Monday, March 16, 2009

The Monkey and The Fish

Dave Gibbons begins the Monkey and the Fish: Liquid Leadership for a Third-Culture Church with an eastern parable.  A well-meaning monkey sees a fish struggling in the water after a typhoon.  Having a kind heart, the monkey with considerable risk to himself reaches down precariously from a limb of a tree to save the fish snatching him up from the water.  The monkey lies the fish on dry land.  For a few minutes the fish showed excitement but soon it settled into a peaceful sleep.

Translation: it died. Relevance to the 21st Century church: everything.  

Gibbons is the founding pastor of Newsong, a multi-site international third-culture church.  Years ago, Gibbons was building his megachurch and was struck with the thought of building a big box that would not be used most of the week to entertain people who for the most part would not change the world.  He was a well-meaning monkey thinking he was saving a fish.

God took Dave Gibbons down a journey that has huge implications for us today.   What he came to embrace is that the world is changing to a third-culture were we need to be willing to cross lines to reach people where they are.     

Love your neighbor
If we take the parable of the Good Samaritan to heart, we see that our neighbor is someone not like us.  It is someone of a different race.  Someone who with different beliefs.  We are called to love, to act, to serve.   To be Christ rather than just talk about Him.

Be Liquid
When you pour water into a glass, it takes the shape of the glass.  Pour it into a teapot and it takes the shape of the teapot.  Water can flow.  Be water.  Be Liquid.  

Our message remains the same but our forms must change.  And our conflicts should not be about forms.  it's a waste of energy.  Third-culture is about being water to a thirsty world.  It's being adaptive.  It's being willing to change.  It's reading the culture.  It's being a Jew to reach Jews.  It's being poor to reach the poor.  It's being liquid

Three questions

1.  Where is Nazareth?  Who are the people on the margins of life?  Who are the outsiders?  Who are suffering the most?   Instead of looking for the leaders who can offer the most to our churches/movements/organizations/own kingdoms, Gibbons teaches us to look for who are the most in need.   It is the model of Christ.   It is how God operates.

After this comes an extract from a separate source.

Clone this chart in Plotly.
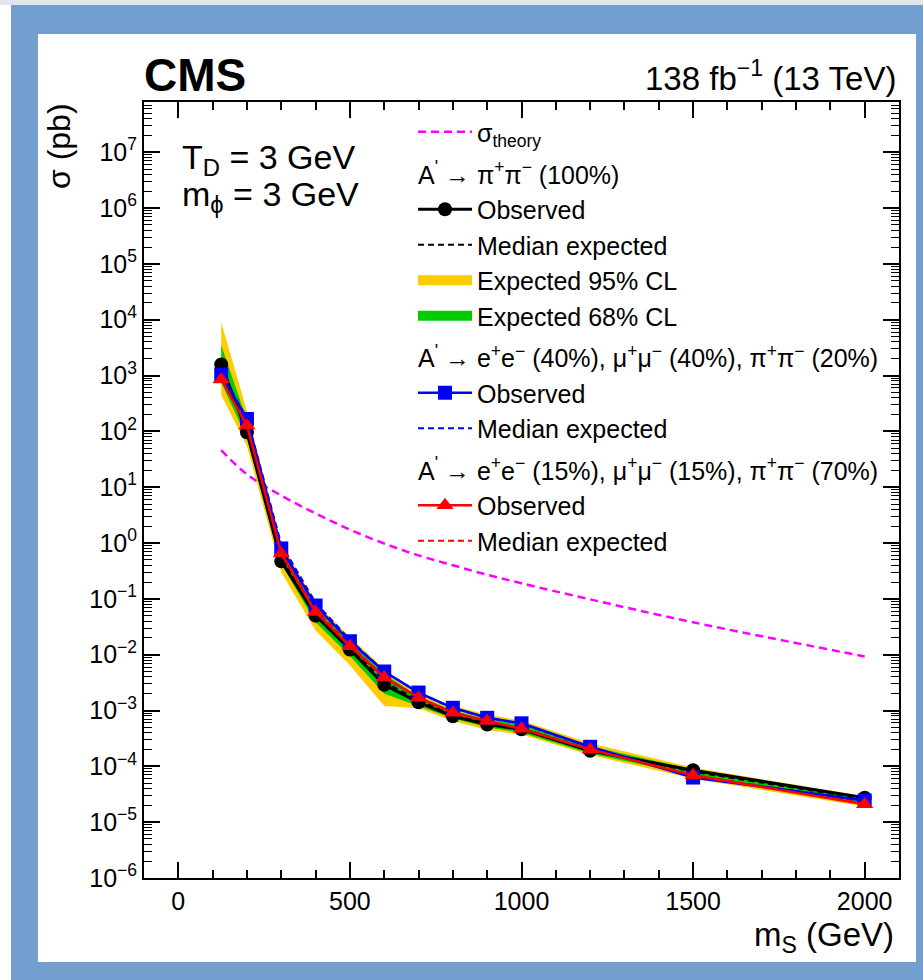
import plotly.graph_objects as go

# ---------------- data ----------------
mass = [125, 200, 300, 400, 500, 600, 700, 800, 900, 1000, 1200, 1500, 2000]

# A' -> pi+ pi- (100%)
obs_pipi = [1580, 96, 0.47, 0.050, 0.0124, 0.0029, 0.0014, 0.00079, 0.00056, 0.00046, 0.00019, 8.5e-5, 2.75e-5]
exp_pipi = [1300, 105, 0.55, 0.052, 0.0135, 0.0033, 0.0015, 0.00085, 0.00060, 0.00048, 0.00020, 8.0e-5, 2.6e-5]
exp95_lo = [450, 55, 0.30, 0.027, 0.0065, 0.0012, 0.0011, 0.00065, 0.00045, 0.00037, 0.00016, 6.0e-5, 1.9e-5]
exp95_hi = [9000, 230, 1.0, 0.085, 0.021, 0.0055, 0.0020, 0.0012, 0.00085, 0.00066, 0.00026, 9.5e-5, 2.9e-5]
exp68_lo = [750, 75, 0.42, 0.038, 0.0095, 0.0020, 0.0012, 0.00072, 0.00050, 0.00040, 0.00017, 6.8e-5, 2.1e-5]
exp68_hi = [3500, 160, 0.80, 0.068, 0.017, 0.0045, 0.0018, 0.0010, 0.00070, 0.00056, 0.00023, 8.8e-5, 2.7e-5]

# A' -> e+e- (40%), mu+mu- (40%), pi+pi- (20%)
obs_mix40 = [1040, 167, 0.80, 0.076, 0.0174, 0.0050, 0.0021, 0.00112, 0.00074, 0.00059, 0.000224, 6.3e-5, 2.45e-5]
exp_mix40 = [1100, 175, 0.95, 0.085, 0.0185, 0.0050, 0.0021, 0.00110, 0.00074, 0.00058, 0.00022, 6.6e-5, 2.4e-5]

# A' -> e+e- (15%), mu+mu- (15%), pi+pi- (70%)
obs_mix15 = [850, 127, 0.65, 0.058, 0.0142, 0.0039, 0.0017, 0.00091, 0.00065, 0.00047, 0.00020, 6.9e-5, 2.1e-5]
exp_mix15 = [900, 135, 0.75, 0.065, 0.0150, 0.0040, 0.0017, 0.00092, 0.00065, 0.00047, 0.00020, 7.0e-5, 2.2e-5]

# theory cross section
theory_mass = [125, 200, 300, 400, 500, 600, 700, 800, 900, 1000, 1200, 1500, 2000]
theory_xs = [46, 17, 7.1, 3.4, 1.74, 0.98, 0.60, 0.40, 0.27, 0.19, 0.098, 0.038, 0.0093]

x_tickvals = [0, 500, 1000, 1500, 2000]
x_ticktext = ["0", "500", "1000", "1500", "2000"]
y_exponents = list(range(-6, 8))
y_tickvals = [10.0 ** e for e in y_exponents]
y_ticktext = ["10<sup>%s</sup>" % (str(e) if e >= 0 else "\u2212" + str(-e)) for e in y_exponents]

# ---------------- styling ----------------
FONT = "Liberation Sans, Arial, Helvetica, sans-serif"
W, H = 923, 980
L, R, T, B = 144, 24, 102, 102
PW, PH = W - L - R, H - T - B
YELLOW, GREEN = "#ffcc00", "#00cc00"


def px2paper_x(px):
    return (px - L) / PW


def px2paper_y(py):
    return (H - B - py) / PH


fig = go.Figure()

# 95% band
fig.add_trace(go.Scatter(
    x=mass + mass[::-1], y=exp95_hi + exp95_lo[::-1], mode="lines", fill="toself",
    fillcolor=YELLOW, line=dict(width=0, color=YELLOW), showlegend=False, hoverinfo="skip"))
# 68% band
fig.add_trace(go.Scatter(
    x=mass + mass[::-1], y=exp68_hi + exp68_lo[::-1], mode="lines", fill="toself",
    fillcolor=GREEN, line=dict(width=0, color=GREEN), showlegend=False, hoverinfo="skip"))

# legend entries for the bands (legend only, no data)
fig.add_trace(go.Scatter(
    x=[None], y=[None], mode="lines", line=dict(color=YELLOW, width=15),
    name="Expected 95% CL", legendgroup="g1", legendrank=4))
fig.add_trace(go.Scatter(
    x=[None], y=[None], mode="lines", line=dict(color=GREEN, width=15),
    name="Expected 68% CL", legendgroup="g1", legendrank=5))

# theory
fig.add_trace(go.Scatter(
    x=theory_mass, y=theory_xs, mode="lines",
    line=dict(color="#ff00ff", width=2.5, dash="8px,5px", shape="spline"),
    name="\u03c3<sub>theory</sub>", legend="legend2"))

# medians
fig.add_trace(go.Scatter(
    x=mass, y=exp_pipi, mode="lines", line=dict(color="black", width=2, dash="6px,4px"),
    name="Median expected", legendgroup="g1", legendrank=3))
fig.add_trace(go.Scatter(
    x=mass, y=exp_mix40, mode="lines", line=dict(color="#0000ff", width=2, dash="6px,4px"),
    name="Median expected", legendgroup="g2", legendrank=7))
fig.add_trace(go.Scatter(
    x=mass, y=exp_mix15, mode="lines", line=dict(color="#ff0000", width=2, dash="6px,4px"),
    name="Median expected", legendgroup="g3", legendrank=9))

# observed
fig.add_trace(go.Scatter(
    x=mass, y=obs_pipi, mode="lines+markers", line=dict(color="black", width=3),
    marker=dict(symbol="circle", size=14, color="black", line=dict(width=0)),
    name="Observed", legendgroup="g1", legendrank=2,
    legendgrouptitle=dict(text="A<sup>'</sup> \u2192 \u03c0<sup>+</sup>\u03c0<sup>\u2212</sup> (100%)")))
fig.add_trace(go.Scatter(
    x=mass, y=obs_mix40, mode="lines+markers", line=dict(color="#0000ff", width=2.5),
    marker=dict(symbol="square", size=14, color="#0000ff", line=dict(width=0)),
    name="Observed", legendgroup="g2", legendrank=6,
    legendgrouptitle=dict(text="A<sup>'</sup> \u2192 e<sup>+</sup>e<sup>\u2212</sup> (40%), \u03bc<sup>+</sup>\u03bc<sup>\u2212</sup> (40%), \u03c0<sup>+</sup>\u03c0<sup>\u2212</sup> (20%)")))
fig.add_trace(go.Scatter(
    x=mass, y=obs_mix15, mode="lines+markers", line=dict(color="#ff0000", width=2.5),
    marker=dict(symbol="triangle-up", size=15, color="#ff0000", line=dict(width=0)),
    name="Observed", legendgroup="g3", legendrank=8,
    legendgrouptitle=dict(text="A<sup>'</sup> \u2192 e<sup>+</sup>e<sup>\u2212</sup> (15%), \u03bc<sup>+</sup>\u03bc<sup>\u2212</sup> (15%), \u03c0<sup>+</sup>\u03c0<sup>\u2212</sup> (70%)")))

# ---------------- layout ----------------
shapes = [
    dict(type="rect", xref="paper", yref="paper", layer="below",
         x0=px2paper_x(38), x1=px2paper_x(916), y0=px2paper_y(962), y1=px2paper_y(34),
         fillcolor="white", line=dict(width=0)),
    dict(type="rect", xref="paper", yref="paper", layer="below",
         x0=px2paper_x(0), x1=px2paper_x(11), y0=px2paper_y(980), y1=px2paper_y(0),
         fillcolor="white", line=dict(width=0)),
    dict(type="rect", xref="paper", yref="paper", layer="below",
         x0=px2paper_x(0), x1=px2paper_x(923), y0=px2paper_y(5), y1=px2paper_y(0),
         fillcolor="#dfe6ee", line=dict(width=0)),
]

annotations = [
    dict(text="<b>CMS</b>", x=px2paper_x(142), y=px2paper_y(75), xref="paper", yref="paper",
         xanchor="left", yanchor="middle", showarrow=False, font=dict(size=46, family=FONT, color="black")),
    dict(text="138 fb<sup>\u22121</sup> (13 TeV)", x=px2paper_x(898), y=px2paper_y(76), xref="paper", yref="paper",
         xanchor="right", yanchor="middle", showarrow=False, font=dict(size=33, family=FONT, color="black")),
    dict(text="T<sub>D</sub> = 3 GeV", x=px2paper_x(180), y=px2paper_y(160), xref="paper", yref="paper",
         xanchor="left", yanchor="middle", showarrow=False, font=dict(size=34, family=FONT, color="black")),
    dict(text="m<sub>\u03d5</sub> = 3 GeV", x=px2paper_x(180), y=px2paper_y(196), xref="paper", yref="paper",
         xanchor="left", yanchor="middle", showarrow=False, font=dict(size=34, family=FONT, color="black")),
    dict(text="\u03c3 (pb)", x=px2paper_x(59), y=px2paper_y(101), xref="paper", yref="paper",
         xanchor="center", yanchor="top", textangle=-90, showarrow=False,
         font=dict(size=32, family=FONT, color="black")),
    dict(text="m<sub>S</sub> (GeV)", x=px2paper_x(896), y=px2paper_y(937), xref="paper", yref="paper",
         xanchor="right", yanchor="middle", showarrow=False, font=dict(size=33, family=FONT, color="black")),
]

legend_common = dict(
    xanchor="left", yanchor="top", bgcolor="rgba(0,0,0,0)", borderwidth=0,
    font=dict(size=25, family=FONT, color="black"),
    grouptitlefont=dict(size=25, family=FONT, color="black"),
    traceorder="grouped", itemwidth=54,
)

fig.update_layout(
    width=W, height=H,
    margin=dict(l=L, r=R, t=T, b=B, pad=0),
    paper_bgcolor="#729fcf",
    plot_bgcolor="rgba(0,0,0,0)",
    font=dict(family=FONT, color="black", size=25),
    shapes=shapes,
    annotations=annotations,
    showlegend=True,
    legend=dict(x=px2paper_x(413), y=px2paper_y(151), tracegroupgap=6, **legend_common),
    legend2=dict(x=px2paper_x(413), y=px2paper_y(109), tracegroupgap=0, **legend_common),
    xaxis=dict(
        range=[-100, 2100], showgrid=False, zeroline=False,
        showline=True, linecolor="black", linewidth=2, mirror="ticks",
        tickmode="array", tickvals=x_tickvals, ticktext=x_ticktext,
        ticks="inside", ticklen=16, tickwidth=1.5, tickcolor="black",
        tickfont=dict(size=25, family=FONT, color="black"),
        minor=dict(dtick=100, ticks="inside", ticklen=8, tickwidth=1.5, tickcolor="black", showgrid=False),
    ),
    yaxis=dict(
        type="log", range=[-6, 7.9], showgrid=False, zeroline=False,
        showline=True, linecolor="black", linewidth=2, mirror="ticks",
        tickmode="array", tickvals=y_tickvals, ticktext=y_ticktext,
        ticks="inside", ticklen=16, tickwidth=1.5, tickcolor="black",
        tickfont=dict(size=25, family=FONT, color="black"),
        minor=dict(dtick="D1", ticks="inside", ticklen=8, tickwidth=1.2, tickcolor="black", showgrid=False),
    ),
)

fig.write_html("out.html")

God's power is most perfected in weakness.  

2.  What is my pain?  Instead of always looking for our own spiritual gifts/talents/resources, Gibbons encourages us to identify with our greatest pain.  It is through our pain that the world can relate to.  It is our pain that shows the power of Christ.

3. What is in my hand?  What has God given me?  Use that.  Stop focusing on what we do not have or comparing ourselves to some myth.  Stop trying to become something we are not.  

I highly recommend this book!  it spoke to my soul.  It gave me hope and that we can adapt to help change the world.